Direction: Return exactly, and only, the lines from the one holding "Generate a component" through the one holding "const fmt = (v: number)", both included; the pictures stay out.

Dataset rows:

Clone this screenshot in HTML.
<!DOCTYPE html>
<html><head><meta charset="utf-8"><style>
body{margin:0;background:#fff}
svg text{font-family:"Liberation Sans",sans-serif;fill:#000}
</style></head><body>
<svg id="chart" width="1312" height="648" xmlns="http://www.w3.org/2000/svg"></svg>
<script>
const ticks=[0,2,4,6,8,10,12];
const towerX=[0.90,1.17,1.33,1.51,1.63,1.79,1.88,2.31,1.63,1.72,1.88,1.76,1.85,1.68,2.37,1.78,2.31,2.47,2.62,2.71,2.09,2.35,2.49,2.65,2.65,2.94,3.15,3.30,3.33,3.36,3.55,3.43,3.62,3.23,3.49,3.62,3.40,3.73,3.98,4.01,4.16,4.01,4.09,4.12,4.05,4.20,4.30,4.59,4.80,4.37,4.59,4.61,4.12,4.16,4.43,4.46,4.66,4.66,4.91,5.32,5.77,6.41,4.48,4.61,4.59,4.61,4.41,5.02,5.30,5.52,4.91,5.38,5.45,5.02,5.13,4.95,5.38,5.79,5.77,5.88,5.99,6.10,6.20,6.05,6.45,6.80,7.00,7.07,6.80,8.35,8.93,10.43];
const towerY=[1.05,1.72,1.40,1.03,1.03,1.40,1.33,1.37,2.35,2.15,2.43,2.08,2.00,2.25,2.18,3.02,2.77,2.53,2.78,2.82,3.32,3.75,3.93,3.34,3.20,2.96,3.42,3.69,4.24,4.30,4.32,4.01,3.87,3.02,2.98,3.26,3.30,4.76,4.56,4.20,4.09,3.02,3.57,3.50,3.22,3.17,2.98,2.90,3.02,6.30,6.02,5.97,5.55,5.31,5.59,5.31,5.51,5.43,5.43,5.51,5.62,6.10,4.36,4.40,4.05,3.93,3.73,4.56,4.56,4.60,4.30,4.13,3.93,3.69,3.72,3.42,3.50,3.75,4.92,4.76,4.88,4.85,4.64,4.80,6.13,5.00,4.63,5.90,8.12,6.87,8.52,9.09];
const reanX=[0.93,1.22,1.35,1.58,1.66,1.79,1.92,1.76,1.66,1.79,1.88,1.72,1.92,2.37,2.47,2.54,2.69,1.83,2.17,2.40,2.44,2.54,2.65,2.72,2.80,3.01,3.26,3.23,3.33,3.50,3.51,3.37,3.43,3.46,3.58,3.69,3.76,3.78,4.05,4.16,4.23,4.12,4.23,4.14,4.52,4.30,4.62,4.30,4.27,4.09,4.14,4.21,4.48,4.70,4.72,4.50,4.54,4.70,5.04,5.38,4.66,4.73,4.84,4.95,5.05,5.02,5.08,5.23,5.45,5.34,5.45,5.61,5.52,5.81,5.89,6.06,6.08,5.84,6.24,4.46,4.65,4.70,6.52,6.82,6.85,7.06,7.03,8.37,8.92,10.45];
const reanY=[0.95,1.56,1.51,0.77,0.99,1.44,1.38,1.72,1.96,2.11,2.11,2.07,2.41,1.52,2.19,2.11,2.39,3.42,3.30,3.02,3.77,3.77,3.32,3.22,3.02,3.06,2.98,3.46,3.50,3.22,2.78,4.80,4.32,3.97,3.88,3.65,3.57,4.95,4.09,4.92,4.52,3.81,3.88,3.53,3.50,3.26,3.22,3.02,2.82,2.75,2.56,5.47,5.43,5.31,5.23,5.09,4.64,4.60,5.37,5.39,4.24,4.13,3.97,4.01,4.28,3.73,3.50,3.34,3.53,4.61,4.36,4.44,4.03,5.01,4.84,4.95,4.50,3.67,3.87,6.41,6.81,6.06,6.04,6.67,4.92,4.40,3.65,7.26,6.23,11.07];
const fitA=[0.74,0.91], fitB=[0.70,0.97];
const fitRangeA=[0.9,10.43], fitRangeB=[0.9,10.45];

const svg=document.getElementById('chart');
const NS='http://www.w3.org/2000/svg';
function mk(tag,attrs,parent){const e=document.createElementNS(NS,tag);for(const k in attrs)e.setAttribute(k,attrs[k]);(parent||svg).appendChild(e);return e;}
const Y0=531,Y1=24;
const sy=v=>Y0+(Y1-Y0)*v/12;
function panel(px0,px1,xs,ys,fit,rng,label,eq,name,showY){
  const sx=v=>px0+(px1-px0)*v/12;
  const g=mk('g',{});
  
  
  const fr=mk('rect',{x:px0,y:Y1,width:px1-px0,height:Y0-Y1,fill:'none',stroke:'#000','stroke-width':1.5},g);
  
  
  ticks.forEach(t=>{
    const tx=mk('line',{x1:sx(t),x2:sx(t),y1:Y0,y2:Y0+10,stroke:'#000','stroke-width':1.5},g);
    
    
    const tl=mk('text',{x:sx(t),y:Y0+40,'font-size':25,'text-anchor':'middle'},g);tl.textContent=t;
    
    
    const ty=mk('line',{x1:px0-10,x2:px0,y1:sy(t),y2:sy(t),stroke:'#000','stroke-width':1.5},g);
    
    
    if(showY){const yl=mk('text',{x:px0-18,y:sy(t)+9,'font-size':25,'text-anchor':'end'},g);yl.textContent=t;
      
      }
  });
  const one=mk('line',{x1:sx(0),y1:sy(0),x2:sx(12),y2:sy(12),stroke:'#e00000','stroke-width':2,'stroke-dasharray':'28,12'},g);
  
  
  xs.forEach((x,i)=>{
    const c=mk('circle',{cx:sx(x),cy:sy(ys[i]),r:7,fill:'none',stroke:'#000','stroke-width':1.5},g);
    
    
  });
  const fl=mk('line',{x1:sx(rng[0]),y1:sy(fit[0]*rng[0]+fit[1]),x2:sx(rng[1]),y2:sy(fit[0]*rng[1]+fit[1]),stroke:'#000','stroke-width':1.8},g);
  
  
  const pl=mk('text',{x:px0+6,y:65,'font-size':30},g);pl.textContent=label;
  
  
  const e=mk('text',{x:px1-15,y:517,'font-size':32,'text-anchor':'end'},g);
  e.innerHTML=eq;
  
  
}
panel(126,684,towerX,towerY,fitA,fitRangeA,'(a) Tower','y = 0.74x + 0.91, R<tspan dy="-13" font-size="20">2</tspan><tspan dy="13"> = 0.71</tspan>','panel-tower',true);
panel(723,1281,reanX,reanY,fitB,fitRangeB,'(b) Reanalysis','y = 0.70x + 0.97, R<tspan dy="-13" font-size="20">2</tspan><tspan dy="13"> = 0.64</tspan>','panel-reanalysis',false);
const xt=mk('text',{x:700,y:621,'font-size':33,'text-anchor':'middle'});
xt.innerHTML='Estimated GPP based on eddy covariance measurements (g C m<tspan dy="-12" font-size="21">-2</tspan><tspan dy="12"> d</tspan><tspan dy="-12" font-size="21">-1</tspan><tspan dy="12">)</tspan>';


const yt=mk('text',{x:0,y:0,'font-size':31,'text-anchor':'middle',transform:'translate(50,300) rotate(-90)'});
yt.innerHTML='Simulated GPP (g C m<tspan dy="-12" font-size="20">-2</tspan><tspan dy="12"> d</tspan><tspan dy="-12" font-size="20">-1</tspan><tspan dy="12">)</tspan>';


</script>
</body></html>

---

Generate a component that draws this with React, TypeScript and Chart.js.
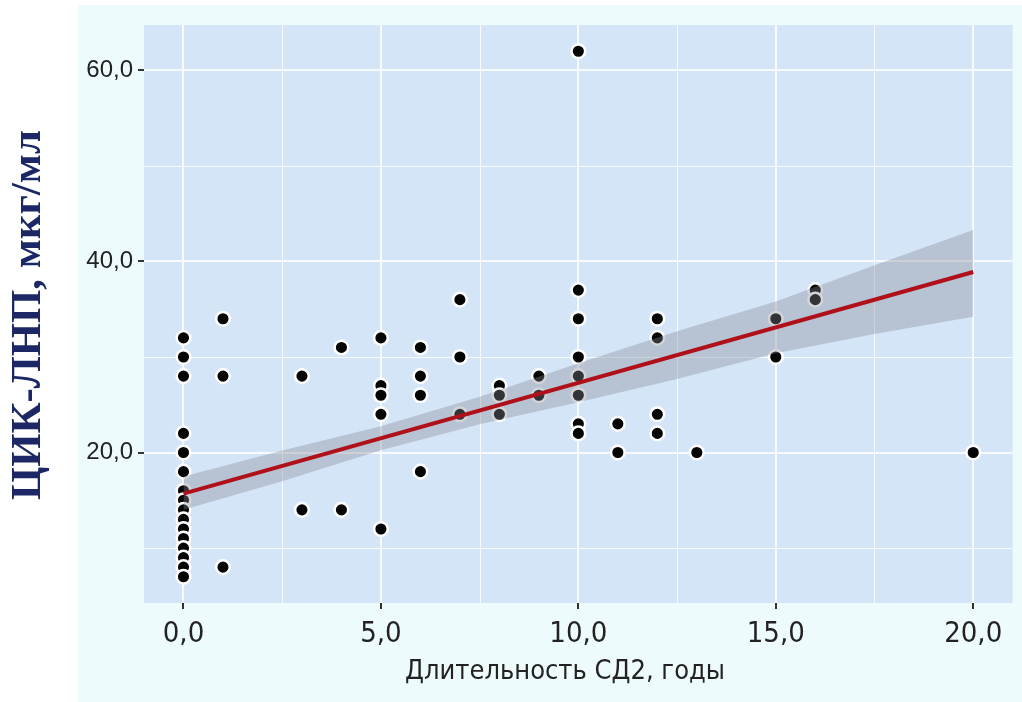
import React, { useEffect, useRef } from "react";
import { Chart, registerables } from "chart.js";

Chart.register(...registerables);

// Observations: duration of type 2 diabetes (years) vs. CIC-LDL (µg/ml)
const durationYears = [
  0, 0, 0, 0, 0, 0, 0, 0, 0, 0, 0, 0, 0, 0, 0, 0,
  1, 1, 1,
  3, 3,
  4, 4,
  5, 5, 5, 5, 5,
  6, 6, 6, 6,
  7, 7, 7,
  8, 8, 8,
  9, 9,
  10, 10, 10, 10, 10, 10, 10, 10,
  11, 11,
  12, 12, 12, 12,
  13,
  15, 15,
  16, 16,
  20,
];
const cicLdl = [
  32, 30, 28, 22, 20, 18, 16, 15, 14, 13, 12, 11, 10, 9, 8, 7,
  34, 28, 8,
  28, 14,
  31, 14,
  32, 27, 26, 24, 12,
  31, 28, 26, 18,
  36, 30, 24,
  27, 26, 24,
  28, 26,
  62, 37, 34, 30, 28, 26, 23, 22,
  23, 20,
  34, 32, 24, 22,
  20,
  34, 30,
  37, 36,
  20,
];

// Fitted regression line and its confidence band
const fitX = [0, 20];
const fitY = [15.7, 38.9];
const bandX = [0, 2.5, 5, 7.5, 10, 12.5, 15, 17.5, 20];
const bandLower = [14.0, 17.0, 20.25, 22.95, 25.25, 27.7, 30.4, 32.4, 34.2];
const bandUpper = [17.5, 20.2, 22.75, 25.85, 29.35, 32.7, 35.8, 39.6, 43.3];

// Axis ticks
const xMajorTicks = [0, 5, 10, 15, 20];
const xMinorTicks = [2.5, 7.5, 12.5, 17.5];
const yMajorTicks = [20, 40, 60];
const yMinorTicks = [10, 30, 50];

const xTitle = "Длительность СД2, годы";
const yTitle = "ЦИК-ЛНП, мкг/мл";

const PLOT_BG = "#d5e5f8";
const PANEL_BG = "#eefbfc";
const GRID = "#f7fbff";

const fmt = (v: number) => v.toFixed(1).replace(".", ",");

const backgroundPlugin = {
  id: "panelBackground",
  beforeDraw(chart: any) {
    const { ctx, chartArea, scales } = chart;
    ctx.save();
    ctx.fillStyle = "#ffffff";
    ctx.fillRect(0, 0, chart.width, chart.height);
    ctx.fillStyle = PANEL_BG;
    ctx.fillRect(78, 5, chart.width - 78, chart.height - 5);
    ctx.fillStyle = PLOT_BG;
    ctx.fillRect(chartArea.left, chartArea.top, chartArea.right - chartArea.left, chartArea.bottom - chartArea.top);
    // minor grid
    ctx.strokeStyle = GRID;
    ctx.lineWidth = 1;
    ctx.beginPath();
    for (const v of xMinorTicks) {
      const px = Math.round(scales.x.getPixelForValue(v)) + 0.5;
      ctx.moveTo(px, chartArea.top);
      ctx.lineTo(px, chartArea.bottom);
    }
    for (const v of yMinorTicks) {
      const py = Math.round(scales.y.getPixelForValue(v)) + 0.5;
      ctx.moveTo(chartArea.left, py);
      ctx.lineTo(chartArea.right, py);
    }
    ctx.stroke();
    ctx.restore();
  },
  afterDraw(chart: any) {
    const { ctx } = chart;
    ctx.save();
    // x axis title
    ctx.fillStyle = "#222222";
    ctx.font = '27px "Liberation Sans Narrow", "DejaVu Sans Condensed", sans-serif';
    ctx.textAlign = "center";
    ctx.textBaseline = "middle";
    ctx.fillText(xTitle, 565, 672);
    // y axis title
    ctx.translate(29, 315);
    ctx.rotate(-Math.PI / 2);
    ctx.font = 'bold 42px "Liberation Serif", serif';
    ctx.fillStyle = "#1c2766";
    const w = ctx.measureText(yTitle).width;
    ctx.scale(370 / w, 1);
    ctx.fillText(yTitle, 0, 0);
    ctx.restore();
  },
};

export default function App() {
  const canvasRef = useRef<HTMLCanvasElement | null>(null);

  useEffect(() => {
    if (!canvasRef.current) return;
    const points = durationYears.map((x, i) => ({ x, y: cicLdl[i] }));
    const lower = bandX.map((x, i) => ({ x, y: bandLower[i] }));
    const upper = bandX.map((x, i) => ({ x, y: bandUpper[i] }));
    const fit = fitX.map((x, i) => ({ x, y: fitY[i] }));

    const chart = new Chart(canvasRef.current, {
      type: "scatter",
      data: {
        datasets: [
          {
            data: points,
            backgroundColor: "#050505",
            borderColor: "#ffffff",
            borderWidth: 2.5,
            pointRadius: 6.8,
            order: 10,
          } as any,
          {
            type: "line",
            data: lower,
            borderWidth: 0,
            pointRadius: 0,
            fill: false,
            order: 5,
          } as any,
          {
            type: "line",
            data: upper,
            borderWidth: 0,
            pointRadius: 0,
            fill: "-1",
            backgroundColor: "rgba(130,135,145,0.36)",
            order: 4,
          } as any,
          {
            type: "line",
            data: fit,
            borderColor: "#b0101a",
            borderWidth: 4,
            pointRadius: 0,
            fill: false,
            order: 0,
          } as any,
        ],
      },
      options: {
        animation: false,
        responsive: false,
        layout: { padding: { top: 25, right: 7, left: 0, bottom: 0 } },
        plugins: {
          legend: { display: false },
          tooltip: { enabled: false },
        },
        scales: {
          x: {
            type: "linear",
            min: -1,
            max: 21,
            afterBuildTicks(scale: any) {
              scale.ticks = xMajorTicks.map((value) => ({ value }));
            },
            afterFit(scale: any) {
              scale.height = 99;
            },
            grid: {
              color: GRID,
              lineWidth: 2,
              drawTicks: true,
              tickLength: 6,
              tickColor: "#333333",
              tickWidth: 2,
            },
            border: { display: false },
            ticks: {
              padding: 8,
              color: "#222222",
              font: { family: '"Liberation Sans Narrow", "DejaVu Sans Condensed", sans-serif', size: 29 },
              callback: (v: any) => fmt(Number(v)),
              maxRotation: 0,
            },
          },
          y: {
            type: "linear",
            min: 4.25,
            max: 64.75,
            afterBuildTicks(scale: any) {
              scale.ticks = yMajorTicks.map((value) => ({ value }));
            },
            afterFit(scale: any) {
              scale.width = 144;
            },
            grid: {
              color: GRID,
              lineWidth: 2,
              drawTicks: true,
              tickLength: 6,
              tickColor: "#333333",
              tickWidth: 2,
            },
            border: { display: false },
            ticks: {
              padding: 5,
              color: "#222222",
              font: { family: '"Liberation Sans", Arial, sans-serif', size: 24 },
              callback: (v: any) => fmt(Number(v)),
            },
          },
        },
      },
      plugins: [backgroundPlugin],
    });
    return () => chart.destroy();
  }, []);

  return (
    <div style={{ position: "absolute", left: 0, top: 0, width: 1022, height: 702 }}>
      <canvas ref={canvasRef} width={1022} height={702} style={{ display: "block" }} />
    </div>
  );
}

Task output:
Generate a component that draws this with React, TypeScript and Chart.js.
import React, { useEffect, useRef } from "react";
import { Chart, registerables } from "chart.js";

Chart.register(...registerables);

// Observations: duration of type 2 diabetes (years) vs. CIC-LDL (µg/ml)
const durationYears = [
  0, 0, 0, 0, 0, 0, 0, 0, 0, 0, 0, 0, 0, 0, 0, 0,
  1, 1, 1,
  3, 3,
  4, 4,
  5, 5, 5, 5, 5,
  6, 6, 6, 6,
  7, 7, 7,
  8, 8, 8,
  9, 9,
  10, 10, 10, 10, 10, 10, 10, 10,
  11, 11,
  12, 12, 12, 12,
  13,
  15, 15,
  16, 16,
  20,
];
const cicLdl = [
  32, 30, 28, 22, 20, 18, 16, 15, 14, 13, 12, 11, 10, 9, 8, 7,
  34, 28, 8,
  28, 14,
  31, 14,
  32, 27, 26, 24, 12,
  31, 28, 26, 18,
  36, 30, 24,
  27, 26, 24,
  28, 26,
  62, 37, 34, 30, 28, 26, 23, 22,
  23, 20,
  34, 32, 24, 22,
  20,
  34, 30,
  37, 36,
  20,
];

// Fitted regression line and its confidence band
const fitX = [0, 20];
const fitY = [15.7, 38.9];
const bandX = [0, 2.5, 5, 7.5, 10, 12.5, 15, 17.5, 20];
const bandLower = [14.0, 17.0, 20.25, 22.95, 25.25, 27.7, 30.4, 32.4, 34.2];
const bandUpper = [17.5, 20.2, 22.75, 25.85, 29.35, 32.7, 35.8, 39.6, 43.3];

// Axis ticks
const xMajorTicks = [0, 5, 10, 15, 20];
const xMinorTicks = [2.5, 7.5, 12.5, 17.5];
const yMajorTicks = [20, 40, 60];
const yMinorTicks = [10, 30, 50];

const xTitle = "Длительность СД2, годы";
const yTitle = "ЦИК-ЛНП, мкг/мл";

const PLOT_BG = "#d5e5f8";
const PANEL_BG = "#eefbfc";
const GRID = "#f7fbff";

const fmt = (v: number) => v.toFixed(1).replace(".", ",");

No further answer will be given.